[148145] in cryptography@c2.net mail archive
Re: [Cryptography] Practical Threshold Signatures
daemon@ATHENA.MIT.EDU (Bear)
Tue Nov 12 19:31:21 2013
X-Original-To: cryptography@metzdowd.com
From: Bear <bear@sonic.net>
To: realcr <realcr@gmail.com>
Date: Tue, 12 Nov 2013 13:36:00 -0800
In-Reply-To: <CAE8kFFBrygG+B9DjTrZxEBTaKRpXEjVgvuoX5NcX-Y7q30sPPg@mail.gmail.com>
Cc: cryptography@metzdowd.com, cryptography@randombit.net
Errors-To: cryptography-bounces+crypto.discuss=bloom-picayune.mit.edu@metzdowd.com
On Tue, 2013-11-12 at 19:33 +0200, realcr wrote:
> Hi, I recently read the article "Threshold Signatures, Multisignatures
> and Blind
> Signatures Based on the Gap-Diffie-Hellman-Group Signature Scheme",
> written by
> Alexandra Boldyreva. Link can be found here:
> https://www.iacr.org/archive/pkc2003/25670031/25670031.pdf. (Note: If
> you are
> going to read this, my question refers to the first parts of the
> article - until
> part 3 and including it.)
>
> Does anyone here have any past experience with working implementations
> of
> Threshold Signature mechanisms, or can point me somehow on the path to
> implementing this the right way?
For me, it always made sense to think of threshold schemes in terms
of geometry. For example, if you want a situation where any two of
some number of people must cooperate in order to produce a key, you're
looking for an entity which can be defined by any two of some other
class of entities.
In geometry, a point can be defined by the intersection of two lines.
So if you give each of your N participants a subkey that corresponds
to a geometric line, and all the lines intersect at some point, then
the point can be taken as the key to unlock the secret. However, this
particular construction gives each participant the ability to reject
all false keys that don't appear at points along his "line"; given any
proposed key and any two subkey holders, it is certain that unless it
is the correct key, one of them will be able to tell it is the incorrect
key without the cooperation of any other. You may want that property
for some specialized protocols, but not for the most general use.
So, instead, you could let each subkey represent a point along a line,
and then let the full key be the Y-coordinate at which the line
intersects the x-axis. This has a different property in that every
possible full key remains possible as far as any subkey holder knows,
regardless of the value of their own subkey. And that's a 2-holders
scheme suitable for a different (and more general) set of protocols.

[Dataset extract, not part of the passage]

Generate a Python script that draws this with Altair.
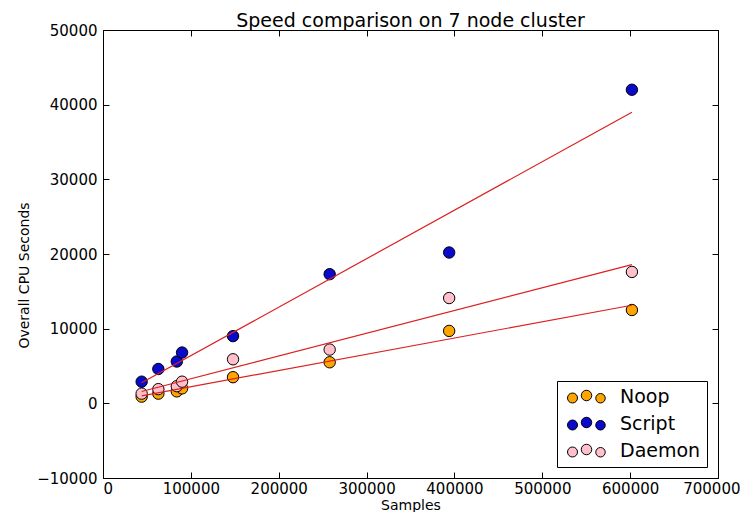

Likewise, if you're looking for a key that can be determined using
any three subkeys, you can let the subkeys represent lines, and then
let the key represent the center point of the circle tangent to all
three lines. But again, this provides the holders of any two
subkeys with the power to discriminate between a large set of
impossible keys and a set of possible keys, which, again, is only
useful in some limited protocols.
Generalizing again, you can let each subkey be a point along a circle,
and put them together indicating the full key at the point where that
circle intersects the X-axis. In this way you again create the
situation where given any two subkeys, you cannot eliminate any
possibility for the value of the full key until you are given a third
subkey.
Alternatively, you can go with the first scheme (in which each subkey
is a line and you're determining a circle tangent to each of three lines
to find the full key) except that the full key is the *radius* of the
circle instead of the *centerpoint* and you'll have the same desirable
property of requiring all of three keys to eliminate *any* possible
value for the full key.
Anyway, I don't know how many people's brains work in exactly this way,
but this has always been an easy mental tool for me to envision and
develop secret-sharing schemes. It gets a bit less obvious as it goes
into higher share numbers, but there's a very natural set of geometric
relationships where a line can be defined by two points, a plane or a
circle by three, a sphere or conic by four, etc, and it isn't at all
difficult to generalize into higher dimensions.